EXERCISE:
Count the lines below that include the word "script" and write that number alone.

▬▬▬

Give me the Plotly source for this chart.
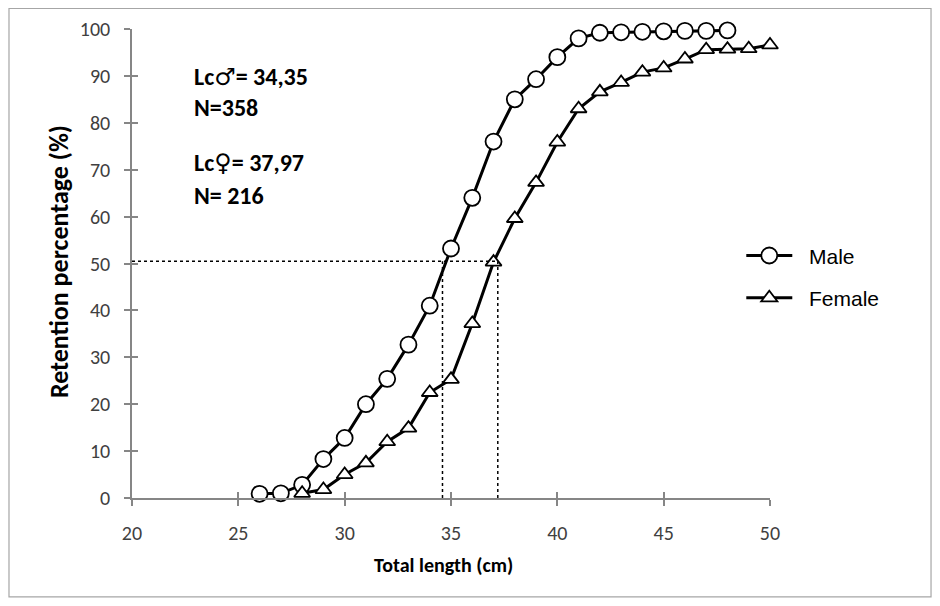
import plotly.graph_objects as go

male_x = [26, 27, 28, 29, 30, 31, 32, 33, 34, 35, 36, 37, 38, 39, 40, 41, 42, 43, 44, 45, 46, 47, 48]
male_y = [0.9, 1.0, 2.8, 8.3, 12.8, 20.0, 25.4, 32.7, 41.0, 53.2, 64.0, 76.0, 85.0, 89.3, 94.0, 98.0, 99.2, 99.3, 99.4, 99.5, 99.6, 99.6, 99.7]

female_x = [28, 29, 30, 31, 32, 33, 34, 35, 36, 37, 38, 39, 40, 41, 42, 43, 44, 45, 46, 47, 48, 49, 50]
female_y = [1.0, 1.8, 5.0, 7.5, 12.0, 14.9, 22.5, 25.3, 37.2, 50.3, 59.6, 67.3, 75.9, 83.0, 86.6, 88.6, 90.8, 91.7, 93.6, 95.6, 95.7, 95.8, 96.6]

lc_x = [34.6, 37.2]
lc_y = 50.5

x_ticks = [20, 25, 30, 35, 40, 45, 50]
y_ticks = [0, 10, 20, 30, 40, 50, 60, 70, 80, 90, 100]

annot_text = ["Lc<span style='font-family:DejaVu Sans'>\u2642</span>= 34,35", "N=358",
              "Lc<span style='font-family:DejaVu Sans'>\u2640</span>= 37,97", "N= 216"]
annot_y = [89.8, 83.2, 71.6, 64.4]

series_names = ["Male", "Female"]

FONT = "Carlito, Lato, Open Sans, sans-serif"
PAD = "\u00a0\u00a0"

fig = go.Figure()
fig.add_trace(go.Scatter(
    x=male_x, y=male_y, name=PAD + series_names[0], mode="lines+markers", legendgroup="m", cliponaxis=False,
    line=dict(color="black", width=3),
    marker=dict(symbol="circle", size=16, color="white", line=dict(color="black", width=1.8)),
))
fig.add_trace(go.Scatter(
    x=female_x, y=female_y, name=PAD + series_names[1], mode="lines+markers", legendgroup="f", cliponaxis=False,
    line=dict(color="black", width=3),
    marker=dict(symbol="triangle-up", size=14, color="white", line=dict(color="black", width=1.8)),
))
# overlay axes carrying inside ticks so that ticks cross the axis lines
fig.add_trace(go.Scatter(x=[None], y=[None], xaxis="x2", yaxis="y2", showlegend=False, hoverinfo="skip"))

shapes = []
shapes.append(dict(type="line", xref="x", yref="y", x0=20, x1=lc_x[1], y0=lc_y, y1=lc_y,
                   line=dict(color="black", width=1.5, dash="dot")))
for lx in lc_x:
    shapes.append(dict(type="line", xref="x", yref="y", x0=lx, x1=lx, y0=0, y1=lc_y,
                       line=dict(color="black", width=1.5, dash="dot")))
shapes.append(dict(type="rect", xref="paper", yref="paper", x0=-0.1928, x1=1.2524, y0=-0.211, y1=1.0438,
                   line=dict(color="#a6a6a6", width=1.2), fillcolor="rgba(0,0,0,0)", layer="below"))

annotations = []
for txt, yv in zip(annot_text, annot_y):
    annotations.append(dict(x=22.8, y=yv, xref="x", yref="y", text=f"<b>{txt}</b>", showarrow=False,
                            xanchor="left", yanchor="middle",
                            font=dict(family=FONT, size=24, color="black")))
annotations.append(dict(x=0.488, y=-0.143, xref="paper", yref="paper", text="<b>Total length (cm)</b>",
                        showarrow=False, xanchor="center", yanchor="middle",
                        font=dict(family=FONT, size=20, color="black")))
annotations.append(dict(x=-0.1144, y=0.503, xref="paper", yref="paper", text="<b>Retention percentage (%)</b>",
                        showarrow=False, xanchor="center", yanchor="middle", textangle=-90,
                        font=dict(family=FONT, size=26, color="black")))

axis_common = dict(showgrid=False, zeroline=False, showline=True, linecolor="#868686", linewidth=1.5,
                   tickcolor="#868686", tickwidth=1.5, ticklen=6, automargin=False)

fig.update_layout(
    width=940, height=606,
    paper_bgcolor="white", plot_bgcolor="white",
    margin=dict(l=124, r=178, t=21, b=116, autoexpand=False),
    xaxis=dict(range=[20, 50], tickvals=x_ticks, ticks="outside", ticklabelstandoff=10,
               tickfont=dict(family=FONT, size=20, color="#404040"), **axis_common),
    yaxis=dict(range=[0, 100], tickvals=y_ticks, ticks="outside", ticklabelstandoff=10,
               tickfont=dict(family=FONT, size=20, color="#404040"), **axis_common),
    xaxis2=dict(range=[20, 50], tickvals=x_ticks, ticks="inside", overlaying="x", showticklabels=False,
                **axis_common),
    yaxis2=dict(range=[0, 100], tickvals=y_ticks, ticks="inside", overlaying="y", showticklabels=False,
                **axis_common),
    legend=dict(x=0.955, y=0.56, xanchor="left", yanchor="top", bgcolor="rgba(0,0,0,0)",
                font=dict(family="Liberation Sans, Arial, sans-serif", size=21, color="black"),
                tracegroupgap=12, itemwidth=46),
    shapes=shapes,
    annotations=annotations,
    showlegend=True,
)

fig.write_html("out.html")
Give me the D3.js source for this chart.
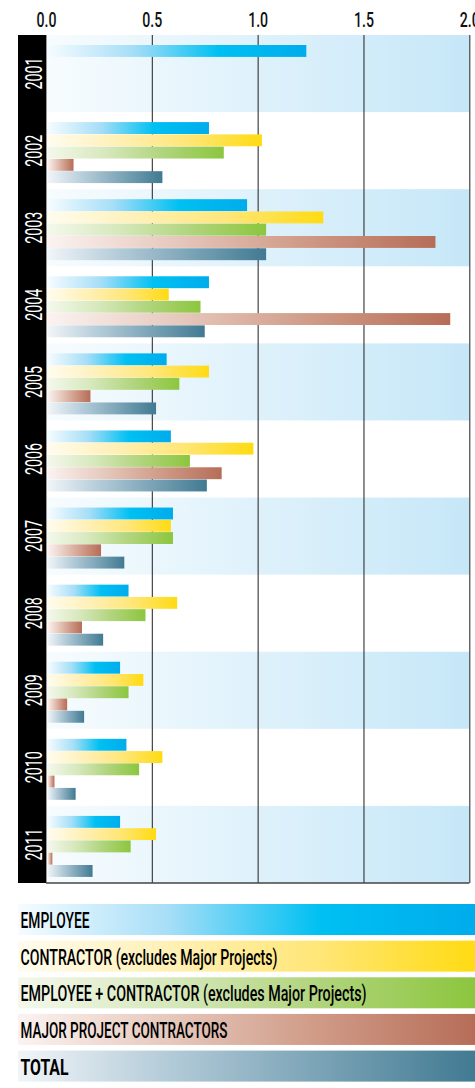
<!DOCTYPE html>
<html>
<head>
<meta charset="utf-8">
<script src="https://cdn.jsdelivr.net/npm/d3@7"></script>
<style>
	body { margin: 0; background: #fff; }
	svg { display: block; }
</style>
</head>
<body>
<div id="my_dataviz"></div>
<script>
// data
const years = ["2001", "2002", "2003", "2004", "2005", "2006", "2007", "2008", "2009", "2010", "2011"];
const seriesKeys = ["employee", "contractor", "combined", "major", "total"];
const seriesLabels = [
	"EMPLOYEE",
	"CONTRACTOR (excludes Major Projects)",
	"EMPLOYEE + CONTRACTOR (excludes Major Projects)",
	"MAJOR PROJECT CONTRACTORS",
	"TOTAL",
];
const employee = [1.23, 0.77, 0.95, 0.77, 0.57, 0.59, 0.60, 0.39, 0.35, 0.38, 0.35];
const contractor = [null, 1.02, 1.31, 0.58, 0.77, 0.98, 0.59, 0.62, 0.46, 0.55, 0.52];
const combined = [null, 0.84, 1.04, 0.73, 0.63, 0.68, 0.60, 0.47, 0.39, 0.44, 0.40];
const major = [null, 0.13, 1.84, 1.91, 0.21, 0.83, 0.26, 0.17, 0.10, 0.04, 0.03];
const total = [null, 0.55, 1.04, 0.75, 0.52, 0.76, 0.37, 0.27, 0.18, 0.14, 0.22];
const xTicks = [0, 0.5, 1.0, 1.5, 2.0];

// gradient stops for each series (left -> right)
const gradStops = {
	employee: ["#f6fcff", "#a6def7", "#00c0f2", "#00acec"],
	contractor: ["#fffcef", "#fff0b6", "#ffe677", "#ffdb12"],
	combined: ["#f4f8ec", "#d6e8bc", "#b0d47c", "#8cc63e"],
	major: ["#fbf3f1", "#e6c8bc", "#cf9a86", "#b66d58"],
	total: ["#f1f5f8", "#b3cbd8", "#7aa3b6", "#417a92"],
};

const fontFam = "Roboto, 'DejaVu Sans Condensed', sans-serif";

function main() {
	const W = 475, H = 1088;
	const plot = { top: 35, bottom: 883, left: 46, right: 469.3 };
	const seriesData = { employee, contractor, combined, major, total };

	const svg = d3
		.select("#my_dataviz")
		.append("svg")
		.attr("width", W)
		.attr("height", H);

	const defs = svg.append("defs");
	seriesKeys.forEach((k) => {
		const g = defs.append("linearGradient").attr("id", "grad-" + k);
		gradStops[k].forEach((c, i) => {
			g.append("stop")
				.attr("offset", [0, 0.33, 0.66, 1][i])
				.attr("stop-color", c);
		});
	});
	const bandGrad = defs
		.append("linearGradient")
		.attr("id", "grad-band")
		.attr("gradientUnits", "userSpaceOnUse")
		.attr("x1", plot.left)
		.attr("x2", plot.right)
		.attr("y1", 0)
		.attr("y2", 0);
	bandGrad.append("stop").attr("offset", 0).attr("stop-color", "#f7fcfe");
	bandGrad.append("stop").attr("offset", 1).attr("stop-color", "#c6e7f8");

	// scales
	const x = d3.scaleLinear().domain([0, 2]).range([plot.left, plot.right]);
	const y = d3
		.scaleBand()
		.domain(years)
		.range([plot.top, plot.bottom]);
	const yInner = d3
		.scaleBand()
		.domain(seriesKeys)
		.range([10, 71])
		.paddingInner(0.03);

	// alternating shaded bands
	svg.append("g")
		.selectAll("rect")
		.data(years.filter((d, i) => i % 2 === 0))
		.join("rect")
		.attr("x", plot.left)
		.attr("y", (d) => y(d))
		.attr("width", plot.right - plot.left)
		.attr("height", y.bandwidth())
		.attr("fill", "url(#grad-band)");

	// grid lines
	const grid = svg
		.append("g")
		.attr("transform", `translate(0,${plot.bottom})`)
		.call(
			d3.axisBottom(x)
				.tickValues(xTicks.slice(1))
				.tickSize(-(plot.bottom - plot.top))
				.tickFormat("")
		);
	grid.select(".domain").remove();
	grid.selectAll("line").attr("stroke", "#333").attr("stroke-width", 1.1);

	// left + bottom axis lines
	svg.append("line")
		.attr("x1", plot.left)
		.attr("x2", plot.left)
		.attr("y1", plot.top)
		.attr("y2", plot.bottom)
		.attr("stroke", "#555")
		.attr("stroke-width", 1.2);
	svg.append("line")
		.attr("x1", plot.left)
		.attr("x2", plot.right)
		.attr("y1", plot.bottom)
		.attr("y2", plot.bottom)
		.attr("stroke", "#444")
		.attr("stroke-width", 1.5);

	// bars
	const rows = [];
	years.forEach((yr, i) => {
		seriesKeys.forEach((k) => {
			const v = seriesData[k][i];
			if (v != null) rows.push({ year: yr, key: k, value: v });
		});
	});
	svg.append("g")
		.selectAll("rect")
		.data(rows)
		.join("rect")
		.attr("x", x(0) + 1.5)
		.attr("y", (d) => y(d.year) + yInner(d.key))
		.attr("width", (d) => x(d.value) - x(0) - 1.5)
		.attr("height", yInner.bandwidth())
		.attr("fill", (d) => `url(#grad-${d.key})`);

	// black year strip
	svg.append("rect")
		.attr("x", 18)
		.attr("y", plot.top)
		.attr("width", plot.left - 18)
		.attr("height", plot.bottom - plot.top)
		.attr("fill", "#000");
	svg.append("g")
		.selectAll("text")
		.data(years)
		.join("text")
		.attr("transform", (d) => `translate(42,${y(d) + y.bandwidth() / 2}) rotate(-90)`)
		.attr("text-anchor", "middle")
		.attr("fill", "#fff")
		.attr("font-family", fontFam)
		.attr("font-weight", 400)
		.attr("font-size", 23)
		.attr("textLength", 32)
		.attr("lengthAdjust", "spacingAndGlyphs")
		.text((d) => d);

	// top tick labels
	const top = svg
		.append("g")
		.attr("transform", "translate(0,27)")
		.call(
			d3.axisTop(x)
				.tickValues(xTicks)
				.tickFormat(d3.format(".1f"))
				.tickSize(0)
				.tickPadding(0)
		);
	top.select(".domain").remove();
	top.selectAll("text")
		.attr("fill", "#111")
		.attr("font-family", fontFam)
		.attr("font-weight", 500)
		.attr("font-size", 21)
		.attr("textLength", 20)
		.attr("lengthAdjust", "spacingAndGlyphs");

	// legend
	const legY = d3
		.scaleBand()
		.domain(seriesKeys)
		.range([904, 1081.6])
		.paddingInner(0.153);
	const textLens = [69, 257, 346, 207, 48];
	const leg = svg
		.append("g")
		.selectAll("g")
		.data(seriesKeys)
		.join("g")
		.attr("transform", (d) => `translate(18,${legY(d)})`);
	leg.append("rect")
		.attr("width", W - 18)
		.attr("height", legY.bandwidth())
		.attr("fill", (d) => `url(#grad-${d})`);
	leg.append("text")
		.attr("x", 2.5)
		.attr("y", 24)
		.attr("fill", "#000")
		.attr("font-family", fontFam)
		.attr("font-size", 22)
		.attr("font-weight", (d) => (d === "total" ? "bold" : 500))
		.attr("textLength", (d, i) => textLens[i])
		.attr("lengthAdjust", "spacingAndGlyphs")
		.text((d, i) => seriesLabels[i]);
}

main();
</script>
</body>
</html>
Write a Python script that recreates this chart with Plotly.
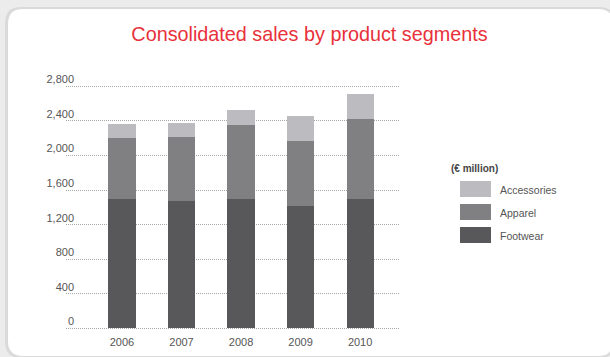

▬▬▬

COMPLETE OUTPUT:
4